Are you able to test a new version of pyalarmdotcomajax? See #391.

elahd commented 3 months ago

This looks like a combination of an Alarm.com server issue and a weak recovery mechanism in the integration. I've been seeing a lot the same errors in my browser's web console when logged into the Alarm.com website:

image

v6 of pyalarmdotcomajax should be more robust and will pollute your error logs less during recovery.

MicroDraco commented 3 months ago

@elahd is this a standalone python script or can you incorporate it into home assistant ?

elahd commented 3 months ago

It's both. The pyalarmdotcom Python package interfaces with Alarm.com and is used by the alarmdotcom Home Assistant integration. The bundled adc CLI helps with debugging.

The issues with real time updates can't be fixed in the HA integration alone, they need to be fixed in pyalarmdotcomajax.

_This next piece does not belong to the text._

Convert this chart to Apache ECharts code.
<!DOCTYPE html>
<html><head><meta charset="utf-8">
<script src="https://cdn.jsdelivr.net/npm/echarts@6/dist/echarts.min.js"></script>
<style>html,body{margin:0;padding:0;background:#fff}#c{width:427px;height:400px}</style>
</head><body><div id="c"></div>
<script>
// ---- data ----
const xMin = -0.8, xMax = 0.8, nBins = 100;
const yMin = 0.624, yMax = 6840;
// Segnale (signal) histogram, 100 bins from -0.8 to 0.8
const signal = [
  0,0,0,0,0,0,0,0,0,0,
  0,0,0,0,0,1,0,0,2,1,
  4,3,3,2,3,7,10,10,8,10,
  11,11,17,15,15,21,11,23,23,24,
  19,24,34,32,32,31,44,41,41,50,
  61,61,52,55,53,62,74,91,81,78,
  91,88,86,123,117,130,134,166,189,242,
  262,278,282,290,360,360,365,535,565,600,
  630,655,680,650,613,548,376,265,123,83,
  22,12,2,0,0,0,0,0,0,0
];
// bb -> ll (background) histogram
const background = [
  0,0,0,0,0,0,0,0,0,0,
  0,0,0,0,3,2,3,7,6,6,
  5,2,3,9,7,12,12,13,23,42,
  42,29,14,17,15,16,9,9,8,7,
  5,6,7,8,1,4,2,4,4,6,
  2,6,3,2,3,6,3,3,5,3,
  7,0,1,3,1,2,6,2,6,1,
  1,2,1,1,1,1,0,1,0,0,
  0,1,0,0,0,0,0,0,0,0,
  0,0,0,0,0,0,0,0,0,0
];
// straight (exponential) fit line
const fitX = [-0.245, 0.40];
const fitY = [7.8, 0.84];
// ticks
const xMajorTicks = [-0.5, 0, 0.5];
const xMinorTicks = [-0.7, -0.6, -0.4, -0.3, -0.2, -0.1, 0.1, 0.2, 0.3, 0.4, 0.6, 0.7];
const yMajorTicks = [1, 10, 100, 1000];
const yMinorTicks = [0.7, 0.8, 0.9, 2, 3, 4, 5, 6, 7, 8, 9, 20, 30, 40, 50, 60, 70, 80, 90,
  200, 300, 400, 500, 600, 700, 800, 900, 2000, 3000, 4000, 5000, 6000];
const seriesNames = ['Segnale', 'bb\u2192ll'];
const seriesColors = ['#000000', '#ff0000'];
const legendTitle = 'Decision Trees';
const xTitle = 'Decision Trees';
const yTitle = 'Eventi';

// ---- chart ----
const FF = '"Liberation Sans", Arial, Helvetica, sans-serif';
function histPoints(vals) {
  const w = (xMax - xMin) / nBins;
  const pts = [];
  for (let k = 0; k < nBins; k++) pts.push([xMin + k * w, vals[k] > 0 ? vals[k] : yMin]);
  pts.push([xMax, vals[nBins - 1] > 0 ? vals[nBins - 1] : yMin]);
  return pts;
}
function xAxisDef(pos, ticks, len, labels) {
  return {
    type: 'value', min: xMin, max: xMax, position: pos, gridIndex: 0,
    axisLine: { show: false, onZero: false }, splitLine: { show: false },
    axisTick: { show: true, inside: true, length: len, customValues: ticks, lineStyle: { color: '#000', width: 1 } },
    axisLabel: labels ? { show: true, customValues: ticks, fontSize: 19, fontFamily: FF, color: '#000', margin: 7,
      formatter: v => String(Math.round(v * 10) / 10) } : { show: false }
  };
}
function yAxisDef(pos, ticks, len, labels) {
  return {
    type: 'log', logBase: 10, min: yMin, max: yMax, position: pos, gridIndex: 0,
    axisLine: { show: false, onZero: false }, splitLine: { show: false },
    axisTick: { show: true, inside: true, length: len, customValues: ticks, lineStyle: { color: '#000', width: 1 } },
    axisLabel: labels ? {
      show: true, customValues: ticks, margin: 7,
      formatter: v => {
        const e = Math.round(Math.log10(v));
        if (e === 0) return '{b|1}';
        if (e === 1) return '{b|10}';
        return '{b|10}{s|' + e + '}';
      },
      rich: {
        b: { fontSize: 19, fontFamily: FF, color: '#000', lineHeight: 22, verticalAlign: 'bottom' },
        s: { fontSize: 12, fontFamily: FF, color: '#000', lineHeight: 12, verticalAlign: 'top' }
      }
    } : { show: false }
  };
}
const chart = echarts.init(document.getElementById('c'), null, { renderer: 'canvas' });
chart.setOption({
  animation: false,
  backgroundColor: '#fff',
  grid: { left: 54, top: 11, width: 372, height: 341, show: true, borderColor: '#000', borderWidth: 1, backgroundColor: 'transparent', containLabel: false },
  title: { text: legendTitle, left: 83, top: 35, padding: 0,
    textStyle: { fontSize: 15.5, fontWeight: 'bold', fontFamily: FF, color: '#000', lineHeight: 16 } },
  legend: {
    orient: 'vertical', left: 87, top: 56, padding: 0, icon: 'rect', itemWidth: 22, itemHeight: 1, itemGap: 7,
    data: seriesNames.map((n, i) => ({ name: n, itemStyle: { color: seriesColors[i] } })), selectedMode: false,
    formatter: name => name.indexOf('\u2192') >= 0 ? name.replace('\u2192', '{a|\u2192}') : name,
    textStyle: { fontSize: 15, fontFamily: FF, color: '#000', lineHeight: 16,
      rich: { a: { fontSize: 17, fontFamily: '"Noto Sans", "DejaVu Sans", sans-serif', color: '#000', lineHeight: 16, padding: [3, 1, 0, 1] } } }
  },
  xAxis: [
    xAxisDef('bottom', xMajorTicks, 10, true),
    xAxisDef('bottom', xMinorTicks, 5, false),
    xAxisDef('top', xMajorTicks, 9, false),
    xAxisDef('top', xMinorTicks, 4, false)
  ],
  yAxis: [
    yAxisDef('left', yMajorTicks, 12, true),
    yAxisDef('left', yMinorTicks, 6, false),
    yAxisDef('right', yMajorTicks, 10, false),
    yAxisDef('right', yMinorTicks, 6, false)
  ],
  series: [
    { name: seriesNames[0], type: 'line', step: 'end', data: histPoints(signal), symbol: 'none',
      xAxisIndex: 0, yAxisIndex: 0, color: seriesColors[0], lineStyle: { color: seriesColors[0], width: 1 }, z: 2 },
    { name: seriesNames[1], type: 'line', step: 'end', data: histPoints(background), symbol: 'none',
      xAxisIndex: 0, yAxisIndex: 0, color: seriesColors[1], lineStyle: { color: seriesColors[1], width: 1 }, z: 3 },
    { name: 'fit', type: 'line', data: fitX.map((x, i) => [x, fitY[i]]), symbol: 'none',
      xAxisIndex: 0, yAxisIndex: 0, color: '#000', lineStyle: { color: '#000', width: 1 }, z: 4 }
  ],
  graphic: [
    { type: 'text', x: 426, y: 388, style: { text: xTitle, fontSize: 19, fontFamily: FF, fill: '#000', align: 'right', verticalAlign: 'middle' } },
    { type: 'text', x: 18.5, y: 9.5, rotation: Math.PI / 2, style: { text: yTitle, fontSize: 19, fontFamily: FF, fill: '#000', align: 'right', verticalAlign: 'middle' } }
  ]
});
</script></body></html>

MicroDraco commented 3 months ago

just installed the beta version. Real time updates are back. I'll report back if something goes wrong.

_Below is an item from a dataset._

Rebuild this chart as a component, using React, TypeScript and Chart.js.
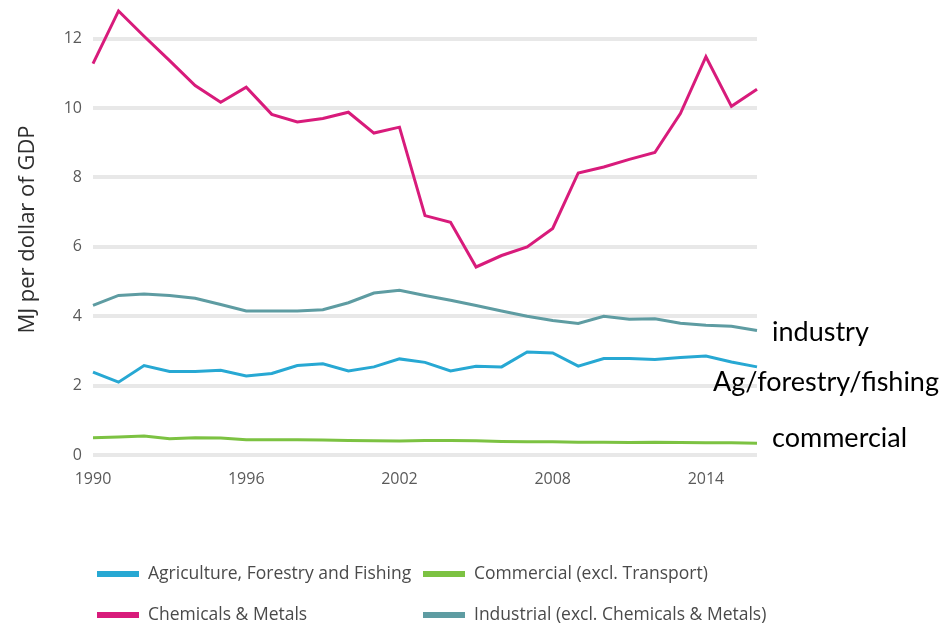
import { useEffect, useRef } from 'react';
import { Chart, registerables } from 'chart.js';

Chart.register(...registerables);

const years = [
  '1990', '1991', '1992', '1993', '1994', '1995', '1996', '1997', '1998',
  '1999', '2000', '2001', '2002', '2003', '2004', '2005', '2006', '2007',
  '2008', '2009', '2010', '2011', '2012', '2013', '2014', '2015', '2016',
];

const agriculture = [
  2.39, 2.1, 2.58, 2.41, 2.41, 2.44, 2.28, 2.35, 2.58, 2.63, 2.42, 2.54, 2.77,
  2.67, 2.42, 2.56, 2.54, 2.97, 2.94, 2.56, 2.78, 2.78, 2.75, 2.81, 2.85, 2.68, 2.54,
];

const commercial = [
  0.5, 0.52, 0.55, 0.47, 0.5, 0.49, 0.44, 0.44, 0.44, 0.43, 0.42, 0.41, 0.4,
  0.42, 0.42, 0.41, 0.39, 0.38, 0.38, 0.37, 0.37, 0.36, 0.37, 0.36, 0.35, 0.35, 0.34,
];

const chemicals = [
  11.28, 12.8, 12.07, 11.37, 10.65, 10.17, 10.6, 9.82, 9.6, 9.7, 9.88, 9.28, 9.45,
  6.9, 6.71, 5.42, 5.75, 6.0, 6.53, 8.13, 8.3, 8.52, 8.72, 9.84, 11.48, 10.05, 10.54,
];

const industrial = [
  4.31, 4.6, 4.64, 4.6, 4.52, 4.34, 4.15, 4.15, 4.15, 4.19, 4.39, 4.67, 4.75,
  4.6, 4.46, 4.31, 4.15, 4.0, 3.88, 3.79, 4.0, 3.91, 3.93, 3.8, 3.74, 3.71, 3.59,
];

const seriesNames = [
  'Agriculture, Forestry and Fishing',
  'Commercial (excl. Transport)',
  'Chemicals & Metals',
  'Industrial (excl. Chemicals & Metals)',
];

const xTickLabels = ['1990', '1996', '2002', '2008', '2014'];
const yTickValues = [0, 2, 4, 6, 8, 10, 12];

const sideNotes = ['industry', 'Ag/forestry/fishing', 'commercial'];

const COLORS = ['#27a8d3', '#7cc242', '#d81b7b', '#5e9ca2'];
const FONT = "'Open Sans', sans-serif";

const gridLegend = {
  id: 'gridLegend',
  afterDraw(chart: any) {
    const ctx = chart.ctx;
    const ds = chart.data.datasets;
    const cols = [97, 423];
    const rows = [574, 615];
    ctx.save();
    ctx.font = `17.5px ${FONT}`;
    ctx.textBaseline = 'middle';
    ctx.textAlign = 'left';
    ds.forEach((d: any, i: number) => {
      const x = cols[i % 2];
      const y = rows[Math.floor(i / 2)];
      ctx.strokeStyle = d.borderColor;
      ctx.lineWidth = 6;
      ctx.beginPath();
      ctx.moveTo(x, y);
      ctx.lineTo(x + 42, y);
      ctx.stroke();
      ctx.fillStyle = '#4a4a4a';
      ctx.fillText(d.label, x + 51, y);
    });
    ctx.restore();
  },
};

const sideLabels = {
  id: 'sideLabels',
  afterDraw(chart: any) {
    const ctx = chart.ctx;
    const yScale = chart.scales.y;
    const right = chart.chartArea.right;
    const last = (arr: number[]) => arr[arr.length - 1];
    const spots = [
      { text: sideNotes[0], x: right + 15, y: yScale.getPixelForValue(last(industrial)) + 2 },
      { text: sideNotes[1], x: right - 44, y: yScale.getPixelForValue(last(agriculture)) + 15 },
      { text: sideNotes[2], x: right + 15, y: yScale.getPixelForValue(last(commercial)) - 5 },
    ];
    ctx.save();
    ctx.font = `27px Lato, sans-serif`;
    ctx.fillStyle = '#000';
    ctx.textBaseline = 'middle';
    ctx.textAlign = 'left';
    spots.forEach((s) => ctx.fillText(s.text, s.x, s.y));
    ctx.restore();
  },
};

export default function App() {
  const ref = useRef<HTMLCanvasElement | null>(null);

  useEffect(() => {
    if (!ref.current) return;
    const mk = (label: string, data: number[], color: string) => ({
      label,
      data,
      borderColor: color,
      backgroundColor: color,
      borderWidth: 3,
      pointRadius: 0,
      tension: 0,
      fill: false,
      clip: false,
    });
    const chart = new Chart(ref.current, {
      type: 'line',
      data: {
        labels: years,
        datasets: [
          mk(seriesNames[0], agriculture, COLORS[0]),
          mk(seriesNames[1], commercial, COLORS[1]),
          mk(seriesNames[2], chemicals, COLORS[2]),
          mk(seriesNames[3], industrial, COLORS[3]),
        ],
      },
      options: {
        responsive: false,
        animation: false,
        devicePixelRatio: 1,
        layout: { padding: { top: 4, right: 188, bottom: 0, left: 0 } },
        plugins: {
          legend: { display: false },
          tooltip: { enabled: false },
        },
        scales: {
          x: {
            type: 'category',
            offset: false,
            grid: { display: false, drawTicks: false },
            border: { display: false },
            ticks: {
              autoSkip: false,
              maxRotation: 0,
              padding: 15,
              color: '#5a5a5a',
              font: { family: FONT, size: 16 },
              callback: function (this: any, _v: any, idx: number) {
                const lab = years[idx];
                return xTickLabels.includes(lab) ? lab : '';
              },
            },
            afterFit: (scale: any) => {
              scale.height = 170;
              scale.paddingLeft = 0;
              scale.paddingRight = 0;
            },
          },
          y: {
            min: 0,
            max: 13,
            grid: { color: '#e8e8e8', lineWidth: 4, drawTicks: false },
            border: { display: false },
            ticks: {
              stepSize: 2,
              padding: 11,
              color: '#5a5a5a',
              font: { family: FONT, size: 16 },
            },
            afterBuildTicks: (axis: any) => {
              axis.ticks = yTickValues.map((v) => ({ value: v }));
            },
            title: {
              display: true,
              text: 'MJ per dollar of GDP',
              color: '#2e2e2e',
              font: { family: FONT, size: 22 },
              padding: { top: 15, bottom: 0 },
            },
            afterFit: (scale: any) => {
              scale.width = 93;
              scale.paddingTop = 0;
              scale.paddingBottom = 0;
            },
          },
        },
      },
      plugins: [gridLegend, sideLabels],
    } as any);
    return () => chart.destroy();
  }, []);

  return (
    <div style={{ position: 'fixed', left: 0, top: 0, width: 945, height: 625, background: '#fff' }}>
      <canvas ref={ref} width={945} height={625} style={{ display: 'block' }} />
    </div>
  );
}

MicroDraco commented 3 months ago

Same errors after less than an hour...

elahd commented 3 months ago

Does it reconnect? Even the adc website has frequent disconnects.

On Tue, Apr 2, 2024 at 10:10 PM MicroDraco @.***> wrote:

Same errors after less than an hour...

— Reply to this email directly, view it on GitHub https://github.com/pyalarmdotcom/alarmdotcom/issues/389#issuecomment-2033407269, or unsubscribe https://github.com/notifications/unsubscribe-auth/AADR4HENHJSTKVV7OCZMUDLY3NQHVAVCNFSM6AAAAABEYYY34SVHI2DSMVQWIX3LMV43OSLTON2WKQ3PNVWWK3TUHMZDAMZTGQYDOMRWHE . You are receiving this because you were mentioned.Message ID: @.***>

MicroDraco commented 3 months ago

The websocket doesn’t recover

elahd commented 3 months ago

@MicroDraco Can you try running the stream command with the -d flag to enable debugging mode? This will reveal the actual error that blocks recovery.

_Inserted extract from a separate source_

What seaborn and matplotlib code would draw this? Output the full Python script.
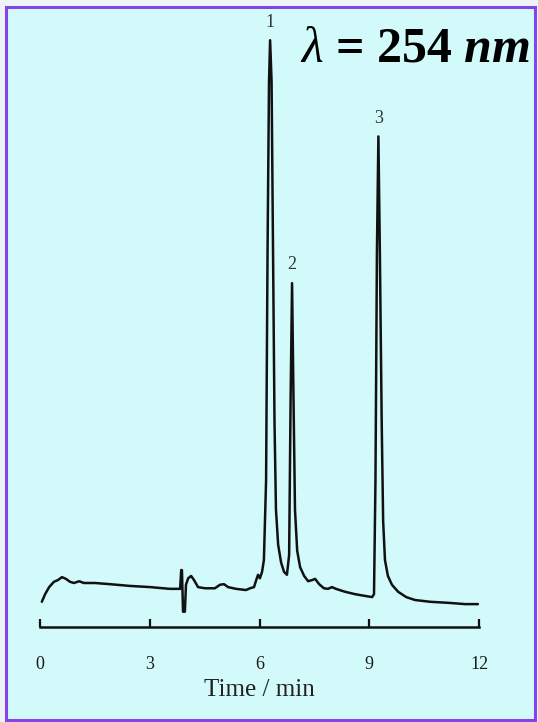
import numpy as np
import pandas as pd
import matplotlib
matplotlib.use("Agg")
import matplotlib.pyplot as plt
from matplotlib.patches import Rectangle
import seaborn as sns

# Chromatogram trace (time in min, relative response)
time_min = [
    0.05, 0.14, 0.25, 0.38, 0.49, 0.60, 0.71, 0.82, 0.93, 1.07,
    1.20, 1.50, 1.91, 2.46, 3.01, 3.55, 3.83, 3.86, 3.88, 3.91,
    3.96, 3.99, 4.05, 4.13, 4.21, 4.32, 4.51, 4.78, 4.92, 5.03,
    5.14, 5.36, 5.63, 5.74, 5.85, 5.91, 5.96, 6.01, 6.07, 6.12,
    6.18, 6.22, 6.26, 6.29, 6.33, 6.37, 6.41, 6.45, 6.51, 6.59,
    6.67, 6.75, 6.81, 6.85, 6.89, 6.93, 6.97, 7.03, 7.11, 7.22,
    7.33, 7.44, 7.52, 7.63, 7.76, 7.87, 7.98, 8.09, 8.34, 8.61,
    8.88, 9.08, 9.13, 9.17, 9.21, 9.25, 9.29, 9.34, 9.38, 9.43,
    9.51, 9.62, 9.79, 10.01, 10.25, 10.66, 11.21, 11.62, 11.97,
]
response = [
    4.3, 5.6, 6.8, 7.7, 8.0, 8.5, 8.2, 7.7, 7.5, 7.8,
    7.5, 7.5, 7.3, 7.0, 6.8, 6.5, 6.5, 9.7, 9.7, 2.6,
    2.6, 7.2, 8.3, 8.7, 8.0, 6.8, 6.6, 6.6, 7.2, 7.3,
    6.8, 6.5, 6.3, 6.6, 6.8, 8.0, 8.9, 8.3, 9.4, 11.4,
    25.0, 64.0, 93.0, 100.0, 93.0, 64.0, 35.0, 20.0, 14.0, 11.0,
    9.4, 8.9, 12.3, 38.7, 58.6, 38.7, 20.0, 13.0, 10.2, 8.7,
    7.8, 8.0, 8.2, 7.3, 6.6, 6.5, 6.8, 6.5, 6.0, 5.6,
    5.3, 5.1, 5.6, 25.0, 64.0, 83.6, 64.0, 35.0, 18.0, 11.4,
    8.7, 7.2, 6.0, 5.1, 4.6, 4.3, 4.1, 3.9, 3.9,
]

# Peak apex positions and their labels
peak_times = [6.29, 6.89, 9.25]
peak_heights = [100.0, 58.6, 83.6]
peak_labels = ["1", "2", "3"]

x_ticks = [0, 3, 6, 9, 12]

df = pd.DataFrame({"time": time_min, "response": response})

sns.set_style("white")
plt.rcParams["font.family"] = ["Liberation Serif", "DejaVu Serif"]
plt.rcParams["mathtext.fontset"] = "custom"
plt.rcParams["mathtext.rm"] = "Liberation Serif"
plt.rcParams["mathtext.it"] = "Liberation Serif:italic"
plt.rcParams["mathtext.bf"] = "Liberation Serif:bold"
plt.rcParams["mathtext.bfit"] = "Liberation Serif:bold:italic"

fig = plt.figure(figsize=(5.38, 7.22), dpi=100, facecolor="#eef3f6")

# light cyan panel with purple frame
panel = Rectangle((5.5 / 538, 2 / 722), 529 / 538, 713 / 722,
                  transform=fig.transFigure, facecolor="#d2fafa",
                  edgecolor="#8445e8", linewidth=2.2, zorder=0)
fig.patches.append(panel)

ax = fig.add_axes([40 / 538, 95 / 722, 439 / 538, 612 / 722])
ax.set_facecolor("none")
ax.set_zorder(2)

sns.lineplot(data=df, x="time", y="response", ax=ax, color="#111111",
             linewidth=1.8, estimator=None, sort=False)

for t, h, lab in zip(peak_times, peak_heights, peak_labels):
    ax.annotate(lab, xy=(t, h), xytext=(0, 7), textcoords="offset points",
                ha="center", va="bottom", fontsize=13, color="#333333")

ax.set_xlim(0, 12)
ax.set_ylim(0, 104.3)
ax.set_xticks(x_ticks)
ax.set_xticklabels([str(v) for v in x_ticks])
ax.set_yticks([])
ax.set_ylabel("")
ax.set_xlabel("Time / min", fontsize=18, color="#222222", labelpad=4)

for side in ["left", "top", "right"]:
    ax.spines[side].set_visible(False)
ax.spines["bottom"].set_color("#111111")
ax.spines["bottom"].set_linewidth(1.8)
ax.tick_params(axis="x", bottom=True, direction="in", length=6, width=1.6,
               color="#111111", pad=21, labelsize=13, labelcolor="#1a1a1a")

fig.text(530 / 538, 661 / 722, r"$\lambda$ = 254 $\mathbfit{nm}$",
         ha="right", va="baseline", fontsize=36, fontweight="bold",
         color="black", zorder=3)

fig.savefig("out.png", dpi=100, facecolor=fig.get_facecolor())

adc stream -d -u "USERNAME" -p "PASSWORD"

MicroDraco commented 3 months ago

home-assistant_2024-04-03T22-23-40.187Z.log it seems as if the websocket recovered ONCE while I was at work, then failed to reconnect after an hour.

MicroDraco commented 3 months ago

home-assistant_alarmdotcom_2024-04-03T23-48-09.422Z.log

here is another set of debugs logs

elahd commented 3 months ago

@MicroDraco Thanks for that. I updated the branch with some fixes. The client's connection is now as stable as the Alarm.com website (so not very stable), but it's better at reconnecting once the connection is lost.

The reconnect workflow will run when:

  1. The ADC server kicks you off. (WebSocket error 104, which impacts both the pyadc client and the alarm.com website.)
  2. The main alarm.com session expires. (HTTP error 401)
  3. Timeout / authentication / other HTTP 4xx errors
  4. All other errors will kill the client.

The workflow is:

  1. Wait a random amount of time before reconnecting, up to a minute.
  2. Request a new auth token for the WebSocket connections. (If the main login session has expired, log back in to alarm.com first.)
  3. Try reconnecting to the WebSocket endpoint.
  4. Wait 5 seconds. If we're still connected to the server, do a full pull refresh to update state.

The client will die if 25 consecutive connection attempts fail or if the server asks for an OTP (it shouldn't).

There's no way to track the actual events that were lost while disconnected. That is, if a door was closed while connected, then was opened and closed again while disconnected, that opened event will be lost. Alarm.com doesn't have a good interface for requesting historical events. The "activity" page on their website doesn't present event data in a way that can be (easily) processed programmatically.

To test, run the pip install command you ran before to pull the latest code.

MicroDraco commented 3 months ago

I see no changes on the repo? Last change was two weeks ago.

elahd commented 3 months ago

It's the refactor-2024 branch at https://github.com/pyalarmdotcom/pyalarmdotcomajax/tree/refactor-2024

MicroDraco commented 3 months ago

I want to incorporate this into the home assistant integration but I get an error "Setup failed for custom integration 'alarmdotcom': Unable to import component: cannot import name 'API_URL_BASE' from 'pyalarmdotcomajax.const' (/usr/local/lib/python3.12/site-packages/pyalarmdotcomajax/const.py)".

I'm not sure what files to replace.

elahd commented 3 months ago

This won’t work with the existing HA integration — the new branch isn’t backward compatible. I’m working on updating the integration. Right now, I’m just looking for help testing the underlying module.

On Thu, Apr 11, 2024 at 9:57 PM MicroDraco @.***> wrote:

I want to incorporate this into the home assistant integration but I get an error "Setup failed for custom integration 'alarmdotcom': Unable to import component: cannot import name 'API_URL_BASE' from 'pyalarmdotcomajax.const' (/usr/local/lib/python3.12/site-packages/pyalarmdotcomajax/const.py)".

I'm not sure what files to replace.

— Reply to this email directly, view it on GitHub https://github.com/pyalarmdotcom/alarmdotcom/issues/389#issuecomment-2050830103, or unsubscribe https://github.com/notifications/unsubscribe-auth/AADR4HF6W4L25QR2UQP6I4LY445SDAVCNFSM6AAAAABEYYY34SVHI2DSMVQWIX3LMV43OSLTON2WKQ3PNVWWK3TUHMZDANJQHAZTAMJQGM . You are receiving this because you were mentioned.Message ID: @.***>

lbreggi commented 2 months ago

Hi @elahd I can help testing, would be possible to give me the intructions to migrate and what you need to test? thanks!